The good news is that Jeunet can continue doing his own thing, which he is. He’s got a feature in the works that he describes as “a little bit like Amélie, but about sex.” He’s even working on an animated short with those little shell/leaf creatures. The two-minute short is a 3D animation rendered from photographs of Jeunet’s creations, with recordings of actors including Tautou and Mathieu Kassovitz reading poetry by Jacques Prévert.

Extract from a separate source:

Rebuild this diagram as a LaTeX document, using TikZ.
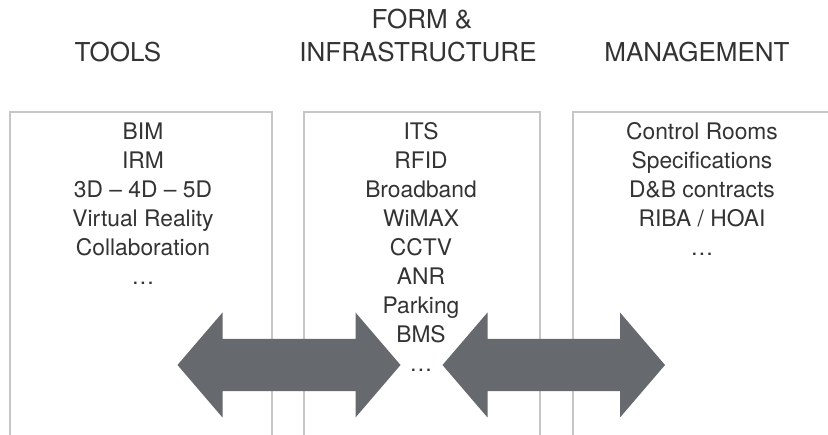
\documentclass[tikz,border=0pt]{standalone}
\usepackage{fontspec}
\setmainfont{TeX Gyre Heros}
\usetikzlibrary{calc}
\definecolor{txt}{HTML}{333333}
\definecolor{boxline}{HTML}{C6C6C8}
\definecolor{arrowfill}{HTML}{66696D}
\tikzset{
  heading/.style={anchor=base, inner sep=0pt, text=txt, font=\fontsize{26}{33}\selectfont},
  item/.style={anchor=base, inner sep=0pt, text=txt, font=\fontsize{22.8}{29}\selectfont},
  colbox/.style={draw=boxline, line width=1.2pt},
  bigarrow/.style={fill=arrowfill, draw=none}
}
\newcommand{\dblarrow}[2]{%
  \fill[bigarrow] (#1) -- ($(#1)+(45,-52.5)$) -- ($(#1)+(45,-26.2)$)
    -- ($(#2)+(-45,-26.2)$) -- ($(#2)+(-45,-52.5)$) -- (#2)
    -- ($(#2)+(-45,52.5)$) -- ($(#2)+(-45,26.2)$)
    -- ($(#1)+(45,26.2)$) -- ($(#1)+(45,52.5)$) -- cycle;}
\begin{document}
\begin{tikzpicture}[x=1pt,y=-1pt]
\useasboundingbox[fill=white] (0,0) rectangle (828,435);
% column frames (open at the bottom, right one runs off the page)
\draw[colbox] (10,436) -- (10,112) -- (272,112) -- (272,436);
\draw[colbox] (304,436) -- (304,112) -- (540,112) -- (540,436);
\draw[colbox] (573,436) -- (573,112) -- (829,112);
% headings
\node[heading] (h1) at (118,62) {TOOLS};
\node[heading] (h2a) at (422,29) {FORM \&};
\node[heading] (h2b) at (418,62) {INFRASTRUCTURE};
\node[heading] (h3) at (697,62) {MANAGEMENT};
% items
\foreach \t [count=\i] in {BIM, IRM, 3D – 4D – 5D, Virtual Reality, Collaboration, …}
  \node[item] (l\i) at (143,{139.5+29*(\i-1)}) {\t};
\foreach \t [count=\i] in {ITS, RFID, Broadband, WiMAX, CCTV, ANR, Parking, BMS, …}
  \node[item] (m\i) at (421,{139.5+29*(\i-1)}) {\t};
\foreach \t [count=\i] in {Control Rooms, Specifications, D\&B contracts, RIBA / HOAI, …}
  \node[item] (r\i) at (702,{139.5+29*(\i-1)}) {\t};
% double arrows
\coordinate (a1l) at (177.5,365);
\coordinate (a1r) at (400.5,365);
\coordinate (a2l) at (442.5,365);
\coordinate (a2r) at (665,365);
\dblarrow{a1l}{a1r}
\dblarrow{a2l}{a2r}
\end{tikzpicture}
\end{document}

He also recently directed the Amazon pilot “Casanova” with Diego Luna. Jeunet says, “We made something a little bit like ‘Dangerous Liaisons,’ between ‘Barry Lyndon,’ that was our reference.” He mentioned that Amazon asked the showrunner to write a few more episodes before they make a whole series, but says he’d only be involved as a producer. Frankly, he says, “The pilot was okay for me because they gave me ten million for 50 minutes, so it was big. Even though it was fast, it was cool. But I won’t be able to shoot in nine days, I had 22 days. Nine days with three million [laughs] it’s not for me, I’m too picky, no, no thank you.” So it doesn’t seem like more TV is in his future.
Thankfully, Jeunet has such a well-defined personal vision that he’s at a point in his career where he can do what he wants, and it’s clear that his success is due to sticking to his own vision and never compromising or backing down. His films hit a personal nerve for many fans, so we’re just glad he has the opportunity to express those whims and visions.